I'm curious about new music
In 2000, with a hotel management degree, and a dream to record an acoustic album in an era dominated by electronica, Ankur Tewari set out from Roorkee, Uttarakhand. It took him 10 years—from dealing with snide hotel guests in Delhi to living in a chawl in Mumbai while he made the rounds of music label offices— Tewari made his debut album, 'Jannat', in 2010. Today, having made a mark with his Hindi rock band, 'Ankur & The Ghalat Family' known for what they best describe as Urdu and Hindi easy acoustic ballads folk rock/rock n roll, penning lyrics for big Bollywood films like 'Soundtrack' (2011) and 'Chef' (2014), and supervising the music as well as composing songs for Zoya Akhtar's next, 'Gully Boy', the 41-year-old is one of the most sought-after Hindi singer-songwriters in the business. This year he released an Indie Ambient Electronica EP in January with Gaurav Raina and Karsh Kale called 'Little Whale'.
Excerpts from an interview:
Brief our readers about the role of a music supervisor in a film?
Role of the music supervisor in a film is one of where you make the music plot or the film according to the whole screenplay. It includes the score, the songs, the silences, basically how film sounds. It could be like an audio version of a production designer mixed with a casting director.
What kind of research did you do to choose 18 tracks for 'Gully Boy' ?
The main research that went into 'Gully Boy' was about listening to a lot of material from young artistes in Mumbai, mainly because the film is set in Mumbai. And the whole idea was to listen to a lot of scratches that existed from scribbles on paper, to demos over there to already existing songs, kind of deep dive into the history of hip hop in India and in Mumbai, try and work with a diverse set of hip hop artists, some of them who've been around for a few years, some of them just about starting to completely new ones. Also trying to engage with different producers, who have produced hip hop in the past from around the world and make them collaborate with the younger artistes that are found working in Mumbai.
What were the merit points to choose these tracks?
The primary thing that we were looking for was authenticity and honestly in the words. The words were in the forefront; we were looking for exciting words, exciting thoughts that express what these young artistes are going through.
What led you to pursue a career as a music supervisor?
Frankly, it was just a call from Zoya saying that I should be the music supervisor for film and the script was so engaging and it was so exciting that you would want to be associated with it in any form. Fortunately for me, I had some experience in music and working with hip hop artistes in Mumbai. So, it helped the case but if she had cast me in any other department in this film, I would have done that as well.

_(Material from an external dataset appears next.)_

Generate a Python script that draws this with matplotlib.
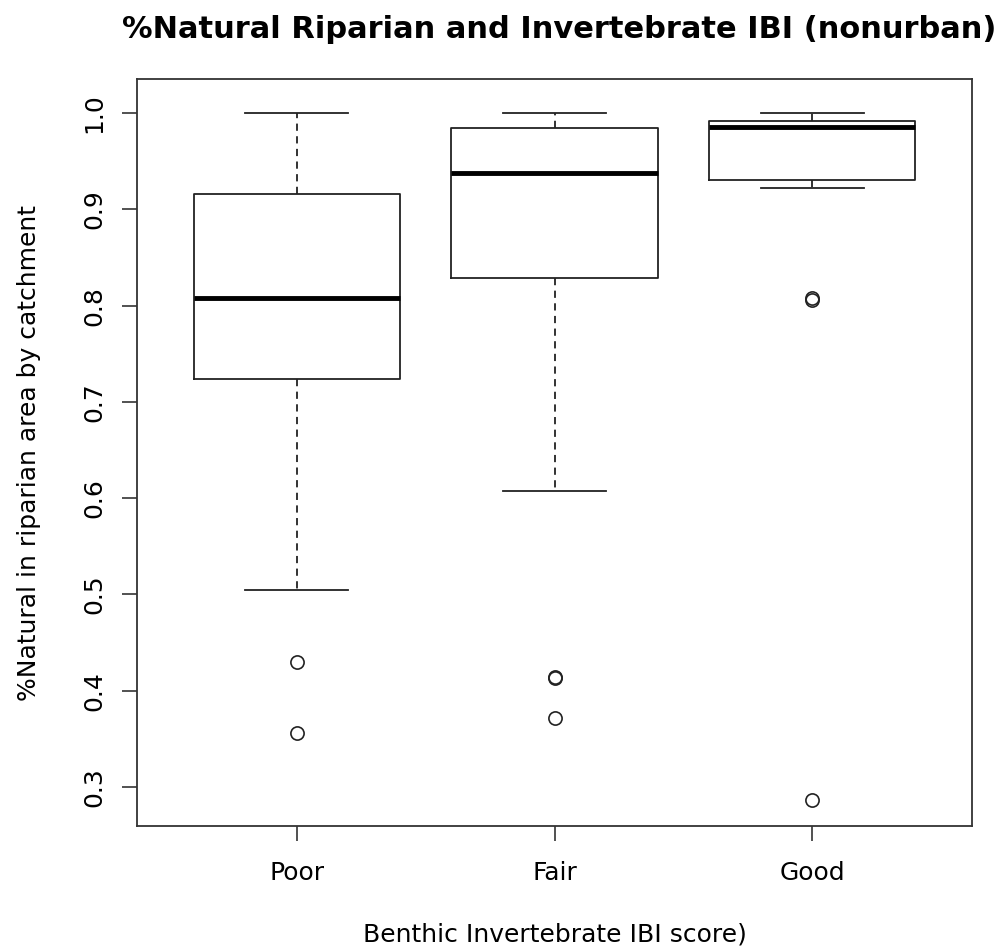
import matplotlib
matplotlib.use("Agg")
import matplotlib.pyplot as plt

# box statistics
groups = ["Poor", "Fair", "Good"]
medians = [0.808, 0.938, 0.985]
q1 = [0.724, 0.829, 0.930]
q3 = [0.916, 0.984, 0.992]
whis_lo = [0.505, 0.607, 0.922]
whis_hi = [1.000, 1.000, 1.000]
outliers = [
    [0.430, 0.356],
    [0.414, 0.413, 0.372],
    [0.808, 0.806, 0.287],
]

stats = []
for i, g in enumerate(groups):
    stats.append({
        "label": g,
        "med": medians[i],
        "q1": q1[i],
        "q3": q3[i],
        "whislo": whis_lo[i],
        "whishi": whis_hi[i],
        "fliers": outliers[i],
    })

fig = plt.figure(figsize=(10.07, 9.46), dpi=100)
ax = fig.add_axes([137 / 1007, 1 - 826 / 946, (972 - 137) / 1007, (826 - 79) / 946])

ax.bxp(
    stats,
    positions=[1, 2, 3],
    widths=0.8,
    boxprops=dict(color="#222222", linewidth=1.3),
    medianprops=dict(color="black", linewidth=3.5, solid_capstyle="butt"),
    whiskerprops=dict(color="#222222", linewidth=1.3, linestyle=(0, (4, 3))),
    capprops=dict(color="#222222", linewidth=1.3),
    capwidths=0.4,
    flierprops=dict(marker="o", markersize=9.5, markerfacecolor="none",
                    markeredgecolor="#222222", markeredgewidth=1.2, linestyle="none"),
)

ax.set_xlim(0.38, 3.62)
ax.set_ylim(0.2595, 1.0353)
ax.set_yticks([0.3, 0.4, 0.5, 0.6, 0.7, 0.8, 0.9, 1.0])
ax.set_yticklabels(["0.3", "0.4", "0.5", "0.6", "0.7", "0.8", "0.9", "1.0"],
                   rotation=90, va="center")
ax.set_xticks([1, 2, 3])
ax.set_xticklabels(groups)
ax.tick_params(axis="both", direction="out", length=11, width=1.2, labelsize=18,
               color="#333333")
ax.tick_params(axis="x", pad=14)
ax.tick_params(axis="y", pad=11)
for s in ax.spines.values():
    s.set_linewidth(1.3)
    s.set_color("#333333")

ax.set_ylabel("%Natural in riparian area by catchment", fontsize=18, labelpad=30)
ax.set_xlabel("Benthic Invertebrate IBI score)", fontsize=18, labelpad=27)
fig.text(0.555, 0.969, "%Natural Riparian and Invertebrate IBI (nonurban)",
         ha="center", va="center", fontsize=22, fontweight="bold")

fig.savefig("out.png", dpi=100)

Aside from value and buzz factor, what are some of the benefits of placing music by unsigned or independent artistes?
When you look at music, you don't look at music as music by an unsigned artiste or independent artiste, you just look for songs that work for the script. Sometimes you could end up working with people who have made interesting music in the mainstream arena before as well. It's just that kind of perspective that you get, and you bring to the script. It's important how you use the music, as important as what kind of music is being used. A lot of times in the film, something that worked for us was actually using silence more than music. I don't like classifying musicians under brackets like signed, unsigned, mainstream, independent highlight compositions, I'd like to work with all sorts of musicians.

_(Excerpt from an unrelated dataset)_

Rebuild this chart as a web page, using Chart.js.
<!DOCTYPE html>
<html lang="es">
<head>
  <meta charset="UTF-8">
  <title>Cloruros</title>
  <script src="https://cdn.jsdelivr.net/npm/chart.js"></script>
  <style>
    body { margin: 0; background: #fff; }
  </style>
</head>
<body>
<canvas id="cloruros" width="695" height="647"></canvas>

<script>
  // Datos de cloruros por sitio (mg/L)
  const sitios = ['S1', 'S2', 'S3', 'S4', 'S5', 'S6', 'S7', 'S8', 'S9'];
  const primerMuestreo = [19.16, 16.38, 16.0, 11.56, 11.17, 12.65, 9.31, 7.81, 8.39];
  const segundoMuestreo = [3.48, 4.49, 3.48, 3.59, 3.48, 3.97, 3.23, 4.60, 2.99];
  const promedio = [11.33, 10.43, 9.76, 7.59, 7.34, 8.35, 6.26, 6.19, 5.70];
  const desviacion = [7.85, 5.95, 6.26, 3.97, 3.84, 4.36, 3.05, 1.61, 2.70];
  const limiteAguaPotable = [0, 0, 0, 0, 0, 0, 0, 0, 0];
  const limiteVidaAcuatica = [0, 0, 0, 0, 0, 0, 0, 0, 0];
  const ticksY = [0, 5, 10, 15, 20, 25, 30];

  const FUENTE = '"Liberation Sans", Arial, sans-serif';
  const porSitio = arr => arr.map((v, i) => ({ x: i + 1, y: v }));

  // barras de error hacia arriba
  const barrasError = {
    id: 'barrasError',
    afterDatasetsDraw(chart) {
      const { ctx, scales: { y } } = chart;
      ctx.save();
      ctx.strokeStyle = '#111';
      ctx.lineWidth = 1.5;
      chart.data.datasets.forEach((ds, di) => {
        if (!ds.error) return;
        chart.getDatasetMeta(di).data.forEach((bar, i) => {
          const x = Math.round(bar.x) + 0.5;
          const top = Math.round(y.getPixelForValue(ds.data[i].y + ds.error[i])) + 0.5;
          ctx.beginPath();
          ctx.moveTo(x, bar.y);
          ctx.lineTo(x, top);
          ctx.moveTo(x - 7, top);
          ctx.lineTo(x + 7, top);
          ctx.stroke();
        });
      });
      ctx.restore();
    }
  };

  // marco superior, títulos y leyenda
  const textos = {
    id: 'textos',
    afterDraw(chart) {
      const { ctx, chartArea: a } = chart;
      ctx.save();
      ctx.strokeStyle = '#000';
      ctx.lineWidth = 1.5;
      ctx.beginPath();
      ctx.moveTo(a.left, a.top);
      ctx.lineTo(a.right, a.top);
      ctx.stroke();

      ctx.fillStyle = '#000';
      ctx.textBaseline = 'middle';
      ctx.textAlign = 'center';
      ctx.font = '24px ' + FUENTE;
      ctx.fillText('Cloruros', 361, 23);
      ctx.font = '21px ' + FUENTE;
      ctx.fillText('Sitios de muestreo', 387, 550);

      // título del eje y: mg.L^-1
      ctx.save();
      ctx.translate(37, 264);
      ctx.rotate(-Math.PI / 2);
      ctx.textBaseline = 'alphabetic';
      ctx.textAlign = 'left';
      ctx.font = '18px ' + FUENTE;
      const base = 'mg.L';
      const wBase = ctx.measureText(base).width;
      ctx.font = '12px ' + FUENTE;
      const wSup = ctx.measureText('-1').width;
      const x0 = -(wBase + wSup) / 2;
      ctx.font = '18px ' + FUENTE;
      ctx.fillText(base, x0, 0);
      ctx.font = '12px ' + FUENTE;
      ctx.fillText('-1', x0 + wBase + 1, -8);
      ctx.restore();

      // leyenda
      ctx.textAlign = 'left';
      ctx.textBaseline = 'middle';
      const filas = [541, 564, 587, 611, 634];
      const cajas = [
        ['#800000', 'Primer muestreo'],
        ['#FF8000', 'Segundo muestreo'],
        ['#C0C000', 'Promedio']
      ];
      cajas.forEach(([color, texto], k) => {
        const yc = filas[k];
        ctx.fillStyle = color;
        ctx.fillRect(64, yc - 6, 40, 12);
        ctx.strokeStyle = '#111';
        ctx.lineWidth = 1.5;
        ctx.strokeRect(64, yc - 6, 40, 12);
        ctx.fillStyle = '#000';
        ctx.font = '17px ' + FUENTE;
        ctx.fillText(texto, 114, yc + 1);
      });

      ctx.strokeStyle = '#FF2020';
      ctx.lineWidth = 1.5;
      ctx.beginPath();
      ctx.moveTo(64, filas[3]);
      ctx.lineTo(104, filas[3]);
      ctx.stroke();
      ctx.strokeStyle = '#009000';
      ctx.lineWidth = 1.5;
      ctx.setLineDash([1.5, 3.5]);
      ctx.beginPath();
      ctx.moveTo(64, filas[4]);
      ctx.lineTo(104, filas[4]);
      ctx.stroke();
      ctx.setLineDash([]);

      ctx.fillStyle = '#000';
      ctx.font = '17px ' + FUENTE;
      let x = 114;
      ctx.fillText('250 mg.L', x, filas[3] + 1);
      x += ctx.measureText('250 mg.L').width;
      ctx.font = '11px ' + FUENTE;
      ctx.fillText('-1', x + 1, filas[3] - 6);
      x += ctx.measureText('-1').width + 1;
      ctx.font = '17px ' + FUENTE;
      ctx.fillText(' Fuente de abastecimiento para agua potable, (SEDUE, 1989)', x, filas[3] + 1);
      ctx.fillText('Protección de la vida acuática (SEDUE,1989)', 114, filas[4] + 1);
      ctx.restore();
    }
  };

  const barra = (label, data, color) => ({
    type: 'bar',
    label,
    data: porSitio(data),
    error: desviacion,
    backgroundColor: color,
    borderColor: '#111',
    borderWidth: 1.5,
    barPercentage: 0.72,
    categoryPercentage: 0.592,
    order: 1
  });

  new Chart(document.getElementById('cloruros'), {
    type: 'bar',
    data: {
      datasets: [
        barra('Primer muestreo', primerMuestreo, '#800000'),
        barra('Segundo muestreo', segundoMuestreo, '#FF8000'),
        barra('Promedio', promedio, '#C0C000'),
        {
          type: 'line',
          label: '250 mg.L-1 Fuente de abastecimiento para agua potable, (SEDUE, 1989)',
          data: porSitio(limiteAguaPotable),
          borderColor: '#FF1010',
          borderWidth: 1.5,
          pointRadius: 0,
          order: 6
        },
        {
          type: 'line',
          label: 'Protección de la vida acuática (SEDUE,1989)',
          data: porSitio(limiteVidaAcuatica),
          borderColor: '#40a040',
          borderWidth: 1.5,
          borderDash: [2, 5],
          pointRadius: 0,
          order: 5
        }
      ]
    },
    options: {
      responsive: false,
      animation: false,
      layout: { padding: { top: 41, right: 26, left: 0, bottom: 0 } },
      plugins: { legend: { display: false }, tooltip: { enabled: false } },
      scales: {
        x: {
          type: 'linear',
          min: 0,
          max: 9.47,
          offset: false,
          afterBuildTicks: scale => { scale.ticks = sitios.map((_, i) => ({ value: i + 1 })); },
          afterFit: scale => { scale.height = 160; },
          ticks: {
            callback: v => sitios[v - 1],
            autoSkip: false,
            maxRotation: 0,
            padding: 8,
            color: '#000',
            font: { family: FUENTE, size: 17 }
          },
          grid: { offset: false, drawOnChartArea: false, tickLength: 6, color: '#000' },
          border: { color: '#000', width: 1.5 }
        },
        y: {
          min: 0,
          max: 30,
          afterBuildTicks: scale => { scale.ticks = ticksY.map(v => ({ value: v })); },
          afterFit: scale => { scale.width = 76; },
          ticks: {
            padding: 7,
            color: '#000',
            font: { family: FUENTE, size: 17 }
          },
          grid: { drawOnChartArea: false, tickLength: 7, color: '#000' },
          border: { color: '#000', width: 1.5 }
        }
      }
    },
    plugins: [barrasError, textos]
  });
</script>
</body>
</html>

How do you discover new music on your own time?
I am damn curious about new music. I keep on listening to music, I keep on asking interesting musicians, who I meet, whose work I appreciate to share, the music that they are making, to the music they're listening to sometimes other artistes, who are writers, poets, painters to share the music that they're listening to and enjoying and in that process, you know, when you ask someone, just off the cuff, maybe just to impress you or to excite you. People do end up sharing amazing music that probably is flying under the radar.

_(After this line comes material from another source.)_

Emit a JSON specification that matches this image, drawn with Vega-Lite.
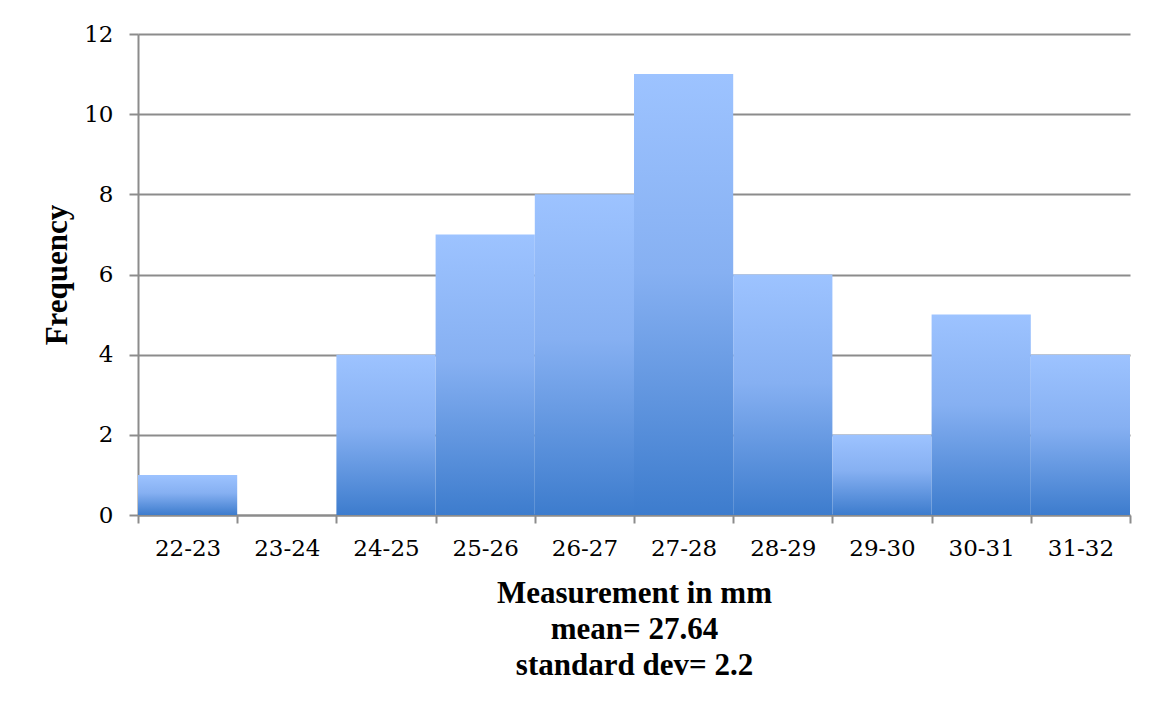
{
  "$schema": "https://vega.github.io/schema/vega-lite/v6.json",
  "autosize": {"type": "none"},
  "padding": {"left": 138, "top": 34, "right": 23, "bottom": 198},
  "width": 992,
  "height": 481,
  "background": "white",
  "config": {"view": {"stroke": null}},
  "data": {
    "values": [
      {"bin": "22-23", "lo": 22, "hi": 23, "count": 1},
      {"bin": "23-24", "lo": 23, "hi": 24, "count": 0},
      {"bin": "24-25", "lo": 24, "hi": 25, "count": 4},
      {"bin": "25-26", "lo": 25, "hi": 26, "count": 7},
      {"bin": "26-27", "lo": 26, "hi": 27, "count": 8},
      {"bin": "27-28", "lo": 27, "hi": 28, "count": 11},
      {"bin": "28-29", "lo": 28, "hi": 29, "count": 6},
      {"bin": "29-30", "lo": 29, "hi": 30, "count": 2},
      {"bin": "30-31", "lo": 30, "hi": 31, "count": 5},
      {"bin": "31-32", "lo": 31, "hi": 32, "count": 4}
    ]
  },
  "mark": {
    "type": "bar",
    "color": {
      "gradient": "linear",
      "x1": 0, "y1": 0, "x2": 0, "y2": 1,
      "stops": [
        {"offset": 0, "color": "#9DC3FF"},
        {"offset": 0.45, "color": "#86B0F2"},
        {"offset": 1, "color": "#3D7CCD"}
      ]
    }
  },
  "encoding": {
    "x": {
      "field": "lo",
      "type": "quantitative",
      "scale": {"domain": [22, 32], "nice": false, "zero": false},
      "axis": {
        "values": [22, 22.5, 23, 23.5, 24, 24.5, 25, 25.5, 26, 26.5, 27, 27.5, 28, 28.5, 29, 29.5, 30, 30.5, 31, 31.5, 32],
        "labelExpr": "datum.value % 1 == 0.5 ? floor(datum.value) + '-' + ceil(datum.value) : ''",
        "tickOpacity": {"condition": {"test": "datum.value % 1 == 0.5", "value": 0}, "value": 1},
        "grid": false,
        "domainColor": "#8c8c8c",
        "domainWidth": 2,
        "tickColor": "#8c8c8c",
        "tickWidth": 2,
        "tickSize": 8,
        "labelFont": "DejaVu Serif",
        "labelFontSize": 23,
        "labelColor": "black",
        "labelPadding": 14,
        "labelFlush": false,
        "labelOverlap": false,
        "title": ["Measurement in mm", "mean= 27.64", "standard dev= 2.2"],
        "titleFont": "Liberation Serif",
        "titleFontSize": 31,
        "titleFontWeight": "bold",
        "titleColor": "black",
        "titleLineHeight": 36,
        "titlePadding": 18
      }
    },
    "x2": {"field": "hi"},
    "y": {
      "field": "count",
      "type": "quantitative",
      "scale": {"domain": [0, 12], "nice": false},
      "axis": {
        "values": [0, 2, 4, 6, 8, 10, 12],
        "gridColor": "#8c8c8c",
        "gridWidth": 2,
        "domainColor": "#8c8c8c",
        "domainWidth": 2,
        "tickColor": "#8c8c8c",
        "tickWidth": 2,
        "tickSize": 9,
        "labelFont": "DejaVu Serif",
        "labelFontSize": 23,
        "labelColor": "black",
        "labelPadding": 16,
        "title": "Frequency",
        "titleFont": "Liberation Serif",
        "titleFontSize": 31,
        "titleFontWeight": "bold",
        "titleColor": "black",
        "titlePadding": 10
      }
    },
    "y2": {"datum": 0}
  }
}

What does a perfect email from an artist look like from a music supervisor's point of view?
The perfect email from an artiste has an attachment of the song. When you're attaching something, a lot of times people send emails saying that they will send songs and I feel that it's best to cut the chase and get to the point as soon as possible. I like honesty in musicians, who express themselves as honestly as they can. Sometimes conversations start and people try to sneak in songs. So, it's best that people you know, cut the chase and get to the point as soon as possible.
What are the terms of a license that musicians should be aware of?
Indian copyright law is very interesting. Now it's in a very interesting standpoint people should be aware of that whatever anybody, any company may end up signing from you, they can never take the underlying from you. And in any circumstance, just a legal in fact is illegal to the point that even if somebody gets a sign from you, it won't stand in court. So, the author and the composer shall always be the owner of the songs forever. People can exploit the recordings, publishing houses, music labels can exploit the recording in perpetuity, but the work will always remain with the author and the composer and they shall, in perpetuity, receive royalties and after they pass away, then their estate will receive the royalties for the work that they've created.